Other indications in this very interesting document refer to the shape
of colour patterns and the separation of the two independent voices. The
two voices of the luce part indeed need to be strictly separated. The upper
voice follows the fundamental of the harmony that is heard at any given
moment. It changes relatively quickly; sometimes in a very fast tempo.
This voice is the light counterpart of the music itself; it is the synaesthetic
representation of the audible parts in the score.
The lower voice offers a completely independent counterpoint to this
constantly changing colour. In this voice, the colour changes only 6 times
during the whole piece, apart from a couple of rests. A passing note (E
sharp) in bar 459 is due to a misprint in the first edition, and the number
of notes is hence 7, a divine number. In fact this voice is full of metaphysical
significance. It makes a slow ascent from F sharp in whole-tone steps,
ending with the final F sharp; or rather a circular movement through the
colour wheel of Skryabin by double steps, representing the pure colours.
The pitches don't correspond to any musical element except for the final
F sharp major chord but symbolise the steps in the evolution of the human
race: the spirit (blue, F sharp) becomes matter and human struggle (red,
C) which again transcend into spirit. This voice should in no way mingle
with the colours of the upper voice, except at certain points. It should
be omnipresent as a kind of overall background, growing in intensity from
a barely visible begin to an overwhelming finale.
Relation to the music
Whereas the lower voice lives its own life in a slow, constant progression,
the upper voice reflects the musical events in the score. There are 11
themes in the piece; themes that can be ordered in 5 groups: 1) Prometheus
or the Creative Spirit, 2) human will, 3) reason or consciousness, 4) lust,
joy, ecstasy, and 5) fire, lightning and sparkles. The character of each
musical event has to be reflected in the character of the colour and not
in the colour itself; the latter being determined by the pitch noted in
the part. At some points in the annotated score, the dynamic indications
for the colour part (there are no dynamic markings in the original) conflict
with the dynamic of the music. This suggests a certain contrapuntal relationship
between upper voice and music.
In the design of the performance, one cannot ignore such indications.
However, being of a rather psychological character, they are impossible
to follow literally. Drawing inspiration from the spirit of the annotations
the colours should nevertheless give a visual counterpart to the music.
A mere rendering of the colours of the upper voice is not sufficient to
match the great variety of timbres and the sparkling, vibrating quality
in the music.

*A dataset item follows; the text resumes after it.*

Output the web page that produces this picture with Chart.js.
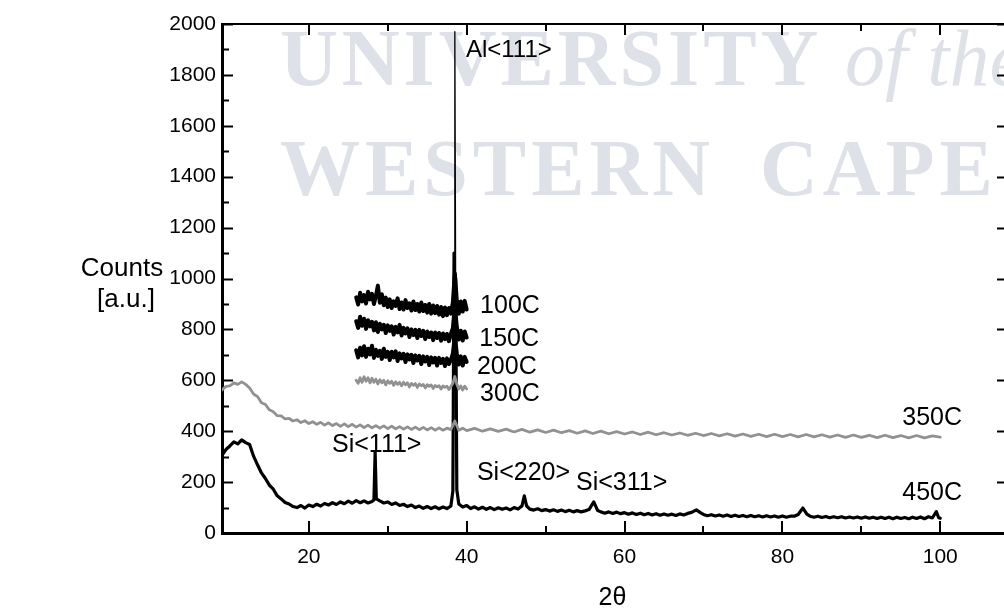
<!DOCTYPE html>
<html>
<head>
<meta charset="utf-8">
<script src="https://cdn.jsdelivr.net/npm/chart.js@4.4.1/dist/chart.umd.min.js"></script>
<style>
  body { margin: 0; background: #fff; }
  canvas { display: block; }
</style>
</head>
<body>
<canvas id="xrdChart" width="1004" height="612"></canvas>
<script>
// XRD scans of the Al/Si samples after annealing (counts vs 2-theta)

// low temperature scans only cover 26..40 deg
const shortAngles = [
  26, 26.25, 26.5, 26.75, 27, 27.25, 27.5, 27.75, 28, 28.25,
  28.5, 28.75, 29, 29.25, 29.5, 29.75, 30, 30.25, 30.5, 30.75,
  31, 31.25, 31.5, 31.75, 32, 32.25, 32.5, 32.75, 33, 33.25,
  33.5, 33.75, 34, 34.25, 34.5, 34.75, 35, 35.25, 35.5, 35.75,
  36, 36.25, 36.5, 36.75, 37, 37.25, 37.5, 37.75, 38, 38.25,
  38.5, 38.75, 39, 39.25, 39.5, 39.75, 40
];
const counts100C = [
  926, 898, 944, 910, 935, 902, 948, 918, 940, 900,
  932, 972, 905, 938, 895, 925, 888, 918, 884, 910,
  892, 922, 880, 906, 878, 915, 884, 902, 874, 910,
  876, 900, 870, 906, 872, 896, 866, 900, 862, 894,
  864, 892, 858, 888, 852, 886, 856, 884, 862, 905,
  1020, 912, 862, 910, 870, 912, 878
];
const counts150C = [
  832, 806, 850, 814, 842, 802, 836, 812, 830, 796,
  828, 790, 822, 800, 818, 786, 816, 794, 812, 780,
  810, 788, 818, 776, 806, 784, 804, 770, 800, 778,
  798, 766, 798, 774, 794, 762, 792, 770, 788, 758,
  788, 766, 786, 756, 784, 762, 782, 754, 782, 805,
  890, 810, 760, 795, 756, 792, 768
];
const counts200C = [
  718, 690, 728, 698, 734, 692, 724, 702, 736, 688,
  720, 696, 716, 684, 724, 692, 712, 680, 712, 690,
  714, 676, 706, 686, 704, 672, 702, 682, 700, 668,
  698, 678, 696, 664, 694, 674, 692, 660, 690, 670,
  688, 658, 688, 668, 684, 656, 686, 664, 680, 705,
  770, 705, 662, 694, 658, 692, 672
];
const counts300C = [
  600, 588, 610, 592, 614, 596, 610, 590, 608, 592,
  604, 586, 602, 590, 600, 582, 598, 588, 596, 580,
  594, 584, 592, 578, 592, 582, 590, 574, 588, 580,
  587, 572, 586, 578, 584, 570, 583, 576, 582, 568,
  580, 574, 579, 566, 578, 572, 577, 564, 576, 588,
  615, 585, 566, 578, 562, 577, 566
];

// full range scans, [2theta, counts]
const pattern350C = [
  [9, 562], [9.5, 576], [10, 578], [10.5, 590], [11, 584], [11.5, 594], [12, 584], [12.5, 570], [13, 546], [13.5, 536],
  [14, 512], [14.5, 505], [15, 484], [15.5, 476], [16, 461], [16.5, 460], [17, 448], [17.5, 450], [18, 440], [18.5, 445],
  [19, 434], [19.5, 441], [20, 430], [20.5, 437], [21, 427], [21.5, 435], [22, 424], [22.5, 433], [23, 422], [23.5, 430],
  [24, 419], [24.5, 429], [25, 418], [25.5, 427], [26, 416], [26.5, 425], [27, 414], [27.5, 424], [28, 413], [28.5, 422],
  [29, 412], [29.5, 421], [30, 410], [30.5, 420], [31, 409], [31.5, 418], [32, 408], [32.5, 417], [33, 407], [33.5, 416],
  [34, 406], [34.5, 415], [35, 405], [35.5, 414], [36, 404], [36.5, 413], [37, 404], [37.5, 412], [38, 406], [38.5, 440],
  [39, 404], [39.5, 412], [40, 402], [41, 411], [42, 400], [43, 409], [44, 399], [45, 408], [46, 397], [47, 407],
  [48, 396], [49, 405], [50, 395], [51, 404], [52, 394], [53, 402], [54, 392], [55, 401], [56, 391], [57, 400],
  [58, 390], [59, 398], [60, 389], [61, 397], [62, 387], [63, 396], [64, 386], [65, 394], [66, 385], [67, 393],
  [68, 384], [69, 392], [70, 383], [71, 391], [72, 382], [73, 390], [74, 381], [75, 389], [76, 380], [77, 388],
  [78, 379], [79, 388], [80, 379], [81, 387], [82, 378], [83, 387], [84, 378], [85, 386], [86, 377], [87, 385],
  [88, 376], [89, 385], [90, 376], [91, 384], [92, 375], [93, 384], [94, 375], [95, 383], [96, 374], [97, 383],
  [98, 374], [99, 382], [100, 377]
];
const pattern450C = [
  [9, 305], [9.5, 328], [10, 342], [10.5, 358], [11, 350], [11.5, 366], [12, 355], [12.5, 348], [13, 302], [13.5, 268],
  [14, 236], [14.5, 214], [15, 188], [15.5, 172], [16, 146], [16.5, 134], [17, 120], [17.5, 114], [18, 104], [18.5, 100],
  [19, 108], [19.5, 98], [20, 110], [20.5, 104], [21, 113], [21.5, 106], [22, 116], [22.5, 110], [23, 119], [23.5, 112],
  [24, 122], [24.5, 115], [25, 125], [25.5, 117], [26, 127], [26.5, 119], [27, 126], [27.5, 118], [28, 124], [28.25, 130],
  [28.4, 318], [28.55, 134], [29, 126], [29.5, 118], [30, 122], [30.5, 112], [31, 118], [31.5, 108], [32, 113], [32.5, 104],
  [33, 110], [33.5, 100], [34, 106], [34.5, 97], [35, 104], [35.5, 96], [36, 103], [36.5, 95], [37, 102], [37.5, 96],
  [38, 106], [38.25, 165], [38.4, 1100], [38.5, 1970], [38.6, 1000], [38.75, 170], [39, 114], [39.5, 102], [40, 108], [40.5, 96],
  [41, 103], [41.5, 94], [42, 101], [42.5, 93], [43, 100], [43.5, 92], [44, 99], [44.5, 93], [45, 98], [45.5, 91],
  [46, 100], [46.5, 94], [47, 106], [47.3, 146], [47.6, 106], [48, 94], [48.5, 90], [49, 95], [49.5, 88], [50, 92],
  [50.5, 86], [51, 91], [51.5, 85], [52, 90], [52.5, 84], [53, 89], [53.5, 83], [54, 88], [54.5, 83], [55, 87],
  [55.5, 92], [56.1, 122], [56.6, 88], [57, 83], [57.5, 78], [58, 83], [58.5, 77], [59, 82], [59.5, 76], [60, 80],
  [60.5, 74], [61, 79], [61.5, 73], [62, 78], [62.5, 72], [63, 77], [63.5, 71], [64, 76], [64.5, 70], [65, 75],
  [65.5, 70], [66, 74], [66.5, 69], [67, 75], [67.5, 71], [68, 77], [68.5, 81], [69.1, 91], [69.6, 80], [70, 73],
  [70.5, 68], [71, 72], [71.5, 67], [72, 71], [72.5, 66], [73, 71], [73.5, 65], [74, 70], [74.5, 65], [75, 69],
  [75.5, 64], [76, 69], [76.5, 64], [77, 68], [77.5, 63], [78, 68], [78.5, 63], [79, 67], [79.5, 62], [80, 67],
  [80.5, 62], [81, 66], [81.5, 66], [82, 73], [82.6, 98], [83.1, 74], [83.5, 66], [84, 62], [84.5, 66], [85, 61],
  [85.5, 65], [86, 60], [86.5, 64], [87, 60], [87.5, 64], [88, 59], [88.5, 63], [89, 59], [89.5, 63], [90, 58],
  [90.5, 63], [91, 58], [91.5, 62], [92, 57], [92.5, 62], [93, 57], [93.5, 62], [94, 56], [94.5, 62], [95, 57],
  [95.5, 61], [96, 56], [96.5, 62], [97, 57], [97.5, 63], [98, 56], [98.5, 64], [99, 59], [99.5, 84], [99.8, 60],
  [100, 58]
];

const xMajorTicks = [20, 40, 60, 80, 100];
const xMinorTicks = [30, 50, 70, 90];
const yMajorTicks = [0, 200, 400, 600, 800, 1000, 1200, 1400, 1600, 1800, 2000];
const yMinorTicks = [100, 300, 500, 700, 900, 1100, 1300, 1500, 1700, 1900];

// text placed in data coordinates
const peakLabels = [
  { text: 'Al<111>', x: 39.9, y: 1898, align: 'left', size: 24 },
  { text: '100C', x: 41.7, y: 892, align: 'left', size: 25 },
  { text: '150C', x: 41.6, y: 762, align: 'left', size: 25 },
  { text: '200C', x: 41.3, y: 652, align: 'left', size: 25 },
  { text: '300C', x: 41.7, y: 546, align: 'left', size: 25 },
  { text: '350C', x: 102.76, y: 452, align: 'right', size: 25 },
  { text: '450C', x: 102.76, y: 155, align: 'right', size: 25 },
  { text: 'Si<111>', x: 22.94, y: 347, align: 'left', size: 25 },
  { text: 'Si<220>', x: 41.3, y: 234, align: 'left', size: 25 },
  { text: 'Si<311>', x: 53.85, y: 196, align: 'left', size: 25 }
];

const FONT = "'Liberation Sans', Arial, sans-serif";
Chart.defaults.font.family = FONT;
Chart.defaults.color = '#000';

const zip = (xs, ys) => xs.map((x, i) => ({ x: x, y: ys[i] }));
const pairs = rows => rows.map(r => ({ x: r[0], y: r[1] }));

function spacedText(ctx, text, x, y, gap) {
  for (const ch of text) {
    ctx.fillText(ch, x, y);
    x += ctx.measureText(ch).width + gap;
  }
}

const decorations = {
  id: 'decorations',
  beforeDatasetsDraw(chart) {
    const ctx = chart.ctx;
    ctx.save();
    ctx.fillStyle = 'rgb(223, 225, 232)';
    ctx.textBaseline = 'alphabetic';
    ctx.font = "bold 80px 'Liberation Serif', serif";
    spacedText(ctx, 'UNIVERSITY', 280, 85, 4);
    spacedText(ctx, 'WESTERN', 280, 195, 5);
    spacedText(ctx, 'CAPE', 760, 195, 5);
    ctx.font = "italic 80px 'Liberation Serif', serif";
    ctx.fillText('of the', 845, 85);
    ctx.restore();
  },
  afterDatasetsDraw(chart) {
    const { ctx, chartArea: area, scales: { x, y } } = chart;
    ctx.save();
    ctx.strokeStyle = '#000';

    // top frame line
    ctx.lineWidth = 2;
    ctx.beginPath();
    ctx.moveTo(area.left, area.top);
    ctx.lineTo(area.right + 1, area.top);
    ctx.stroke();

    // inward tick marks
    ctx.lineWidth = 2;
    const tick = (x0, y0, x1, y1) => { ctx.beginPath(); ctx.moveTo(x0, y0); ctx.lineTo(x1, y1); ctx.stroke(); };
    yMajorTicks.forEach(v => {
      const py = Math.round(y.getPixelForValue(v)) + 0.5;
      tick(area.left, py, area.left + 11, py);
      tick(area.right - 6, py, area.right + 1, py);
    });
    yMinorTicks.forEach(v => {
      const py = Math.round(y.getPixelForValue(v)) + 0.5;
      tick(area.left, py, area.left + 7, py);
    });
    xMajorTicks.forEach(v => {
      const px = Math.round(x.getPixelForValue(v));
      tick(px, area.bottom, px, area.bottom - 12);
      tick(px, area.top, px, area.top + 11);
    });
    xMinorTicks.forEach(v => {
      const px = Math.round(x.getPixelForValue(v));
      tick(px, area.bottom, px, area.bottom - 7);
      tick(px, area.top, px, area.top + 7);
    });

    // peak and temperature labels
    ctx.fillStyle = '#000';
    ctx.textBaseline = 'middle';
    peakLabels.forEach(l => {
      ctx.font = l.size + 'px ' + FONT;
      ctx.textAlign = l.align;
      ctx.fillText(l.text, x.getPixelForValue(l.x), y.getPixelForValue(l.y));
    });

    // axis titles
    ctx.textAlign = 'center';
    ctx.font = '26px ' + FONT;
    ctx.fillText('Counts', 122, 269);
    ctx.fillText('[a.u.]', 126, 300);
    ctx.font = '25px ' + FONT;
    ctx.fillText('2\u03B8', (area.left + area.right) / 2, 598);
    ctx.restore();
  }
};

const joins = { borderJoinStyle: 'round', borderCapStyle: 'round' };

new Chart(document.getElementById('xrdChart'), {
  type: 'line',
  data: {
    datasets: [
      { label: '350C', data: pairs(pattern350C), borderColor: '#919191', borderWidth: 2.8, ...joins },
      { label: '300C', data: zip(shortAngles, counts300C), borderColor: '#919191', borderWidth: 2.8, ...joins },
      { label: '200C', data: zip(shortAngles, counts200C), borderColor: '#000', borderWidth: 4, ...joins },
      { label: '150C', data: zip(shortAngles, counts150C), borderColor: '#000', borderWidth: 4, ...joins },
      { label: '100C', data: zip(shortAngles, counts100C), borderColor: '#000', borderWidth: 4, ...joins },
      {
        label: '450C', data: pairs(pattern450C), borderColor: '#000', borderWidth: 3.2, ...joins,
        segment: {
          // the tip of the Al peak is a thin line
          borderWidth: c => (c.p0.parsed.y > 600 && c.p1.parsed.y > 600) ? 1.3 : undefined
        }
      }
    ]
  },
  options: {
    responsive: false,
    animation: false,
    layout: { padding: { top: 24, right: 1, left: 0, bottom: 0 } },
    elements: { point: { radius: 0 }, line: { tension: 0 } },
    plugins: { legend: { display: false }, tooltip: { enabled: false } },
    scales: {
      x: {
        type: 'linear',
        min: 9,
        max: 107.95,
        grid: { display: false, drawTicks: false },
        border: { display: true, color: '#000', width: 3 },
        ticks: { font: { size: 21 }, padding: 12, color: '#000', callback: v => String(v) },
        afterBuildTicks: s => { s.ticks = xMajorTicks.map(v => ({ value: v })); },
        afterFit: s => { s.height = 79; }
      },
      y: {
        min: 0,
        max: 2000,
        grid: { display: false, drawTicks: false },
        border: { display: true, color: '#000', width: 3 },
        ticks: { font: { size: 21 }, padding: 6, color: '#000', callback: v => String(v) },
        afterBuildTicks: s => { s.ticks = yMajorTicks.map(v => ({ value: v })); },
        afterFit: s => { s.width = 222; }
      }
    }
  },
  plugins: [decorations]
});
</script>
</body>
</html>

This doesn't mean that the colour play follows the music
exactly; rather, it comments and reacts to the musical events.
The colour projections should be varied dynamically and spatially.

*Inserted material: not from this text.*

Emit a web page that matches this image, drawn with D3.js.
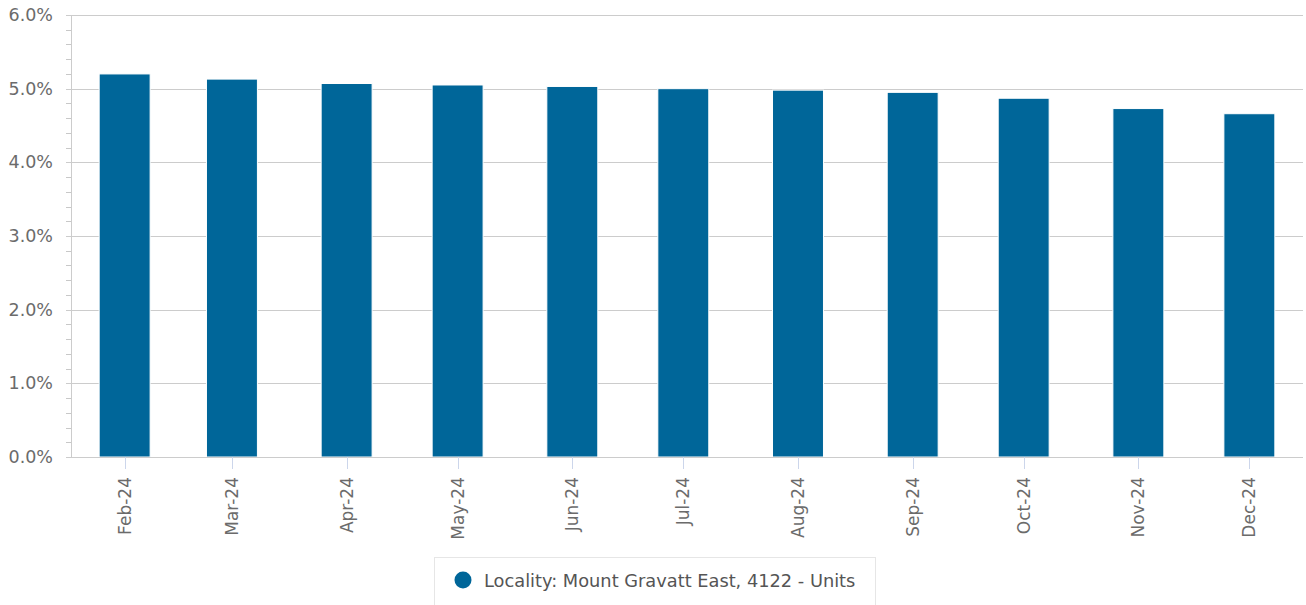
<!DOCTYPE html>
<html><head><meta charset="utf-8">
<script src="https://cdn.jsdelivr.net/npm/d3@7"></script>
<style>body{margin:0;background:#fff;} svg text{font-family:"DejaVu Sans",sans-serif;}</style>
</head><body><svg id="c" width="1306" height="605"></svg>
<script>
const months = ["2024-02-01","2024-03-01","2024-04-01","2024-05-01","2024-06-01","2024-07-01","2024-08-01","2024-09-01","2024-10-01","2024-11-01","2024-12-01"];
const values = [5.20,5.13,5.07,5.05,5.03,5.00,4.98,4.95,4.87,4.73,4.66];
const yTicks = [0,1,2,3,4,5,6];
const seriesName = "Locality: Mount Gravatt East, 4122 - Units";

(function(){
const svg = d3.select("#c");
const pL = 71, pR = 1303, pT = 15, pB = 457;
const parse = d3.utcParse("%Y-%m-%d");
const dates = months.map(parse);
const halfPad = 14.5 * 864e5;
const x = d3.scaleUtc().domain([+dates[0] - halfPad, +dates[dates.length-1] + halfPad]).range([pL, pR]);
const y = d3.scaleLinear().domain([0,6]).range([pB, pT]);
const fmt = d3.utcFormat("%b-%y");
const barW = (x(+dates[0] + 29*864e5) - x(dates[0])) * 0.475;
const color = "#006699";

const minor = d3.range(0, 6.001, 0.2).filter(v => Math.abs(v - Math.round(v)) > 1e-6);
svg.append("g").selectAll("line").data(minor).join("line")
  .attr("x1", pL-5).attr("x2", pL).attr("y1", d=>Math.round(y(d))+0.5).attr("y2", d=>Math.round(y(d))+0.5)
  .attr("stroke","#c8c8c8").attr("stroke-width",1);
svg.append("g").selectAll("line").data(yTicks).join("line")
  .attr("x1", pL-5).attr("x2", pR).attr("y1", d=>Math.round(y(d))+0.5).attr("y2", d=>Math.round(y(d))+0.5)
  .attr("stroke","#cccccc").attr("stroke-width",1);
svg.append("line").attr("x1",pL+0.5).attr("x2",pL+0.5).attr("y1",pT).attr("y2",pB)
  .attr("stroke","#cccccc");
svg.append("g").selectAll("text").data(yTicks).join("text")
  .attr("x", 53).attr("y", d=>y(d)+6).attr("text-anchor","end")
  .attr("font-size","17.5px").attr("fill","#6b6b6b").text(d=>d.toFixed(1)+"%");

svg.append("g").selectAll("rect").data(values).join("rect")
  .attr("x",(d,i)=>x(dates[i]) - barW/2).attr("width",barW)
  .attr("y",d=>y(d)).attr("height",d=>pB - y(d))
  .attr("fill",color).attr("stroke","#ffffff").attr("stroke-width",1);

const xa = svg.append("g");
xa.append("line").attr("x1",pL).attr("x2",pR).attr("y1",pB+0.5).attr("y2",pB+0.5).attr("stroke","#cccccc");
xa.selectAll("line.t").data(dates).join("line").attr("class","t")
  .attr("x1",d=>Math.round(x(d))+0.5).attr("x2",d=>Math.round(x(d))+0.5)
  .attr("y1",pB).attr("y2",pB+12).attr("stroke","#ccd6eb");
xa.selectAll("text").data(dates).join("text")
  .attr("transform",d=>`translate(${x(d)+6},${pB+20}) rotate(-90)`)
  .attr("text-anchor","end").attr("font-size","17px").attr("fill","#6b6b6b").text(d=>fmt(d));

const lg = svg.append("g");
lg.append("rect").attr("x",434.5).attr("y",557.5).attr("width",441).attr("height",60)
  .attr("fill","#fff").attr("stroke","#e6e6e6");
lg.append("circle").attr("cx",463).attr("cy",580).attr("r",8.5).attr("fill",color);
lg.append("text").attr("x",484).attr("y",587).attr("font-size","17.8px").attr("fill","#555").text(seriesName);
})();
</script></body></html>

Staccato, portamento, crescendo/diminuendo, vibrato and tremulando
are musical terms that can be translated into the visual field. The colours
may be modulated in "pitch" (detuning within the colour circle), saturation
(varying the white component), and intensity. They may be provided with
hues of complementary colours in rainbow-like shapes. All these changes
may be made abruptly (staccato) or more or less smoothly (legato, portato);
in light technique terms, with cuts or cross-fades. They may apply to a
change of colour-note or occur within a single note.
Moreover, the colours should not constantly fill the whole visual area.
They should be alive; one colour may gradually overlap another in a certain
spatial gesture; it may grow or shrink within itself; it may vibrate, flicker
or shimmer. Here the colours may seem painted on the screens with large
gestures; there the screens may fill up with sparks and flames. All this
should reflect the extraordinary richness of the orchestral score.